Forget Vitamins, Controversial Chelation Therapy Helps Heart
If your wellbeing is affected by a heart attack, vitamins and minerals won’t do much to help, but controversial “chelation” therapy might. This is according to a much-anticipated heart wellness clinical trial, which found that vitamin and mineral supplements did nothing to improve patient outcomes, whilst the modest gains from the arduous ‘leaching’ therapy weren’t enough to OK it at this time.
Lead researcher Dr Gervasio Lamas said chelation therapy, in which doctors give patients high-dose vitamins along with special infusions that seek to leach heavy metals from the body, is still not recommended. ‘These findings should stimulate further research, but are not by themselves sufficient to recommend the routine use of chelation therapy and high-dose vitamins in most patients,’ said the chief of the Columbia University Division of Cardiology, Mount Sinai Medical Centre, Miami Beach.
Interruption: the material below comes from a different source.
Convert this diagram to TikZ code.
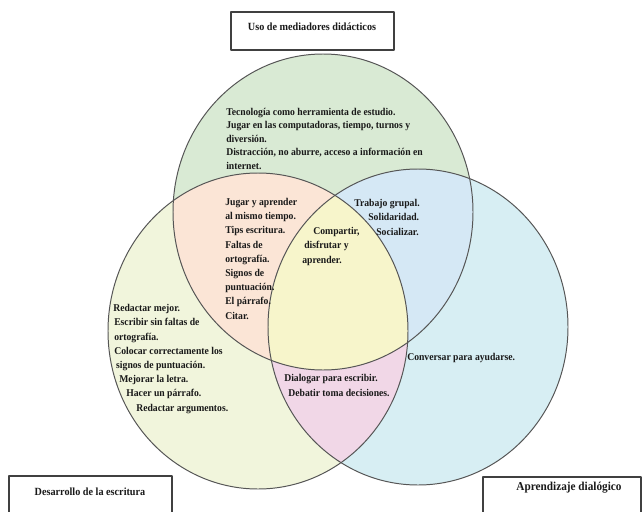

Funded by the US National Institutes of Health, the researchers examined whether chelation therapy might help patients who’d suffered a heart attack, and presented their findings at the American College of Cardiology (ACC) annual meeting in San Francisco. The US Food and Drug Administration (FDA) is yet to approve the expensive treatment, which involves dozens of gruelling infusions conducted over a period of years, for heart patients.
Because chelation therapy also involves daily high-dose vitamins and minerals, Lamas explained that the new analysis tried to separate out the effects of the supplements from that of the chelation itself, finding that a group of participants who took daily high-dose vitamins and minerals alone had experienced no benefit. ‘We cannot recommend high-dose oral vitamins and minerals as adjunct therapy for people who have had [heart attacks],’ he said.
However, in another group who took vitamins and minerals in combination with chelation therapy, 6% fewer patients experienced some kind of cardiovascular event, such as heart attack, stroke or hospitalization for angina (chest pain), than the 32% seen among those who got placebo/placebo therapy only. Lamas commented, ‘The message really is a cautious message. We brought something that has been an alternative medicine treatment into the realm of scientific inquiry and found unexpected results that may merit future research. However, we don’t think that the results of any single trial are enough to carry this novel hypothesis into daily use for patients.’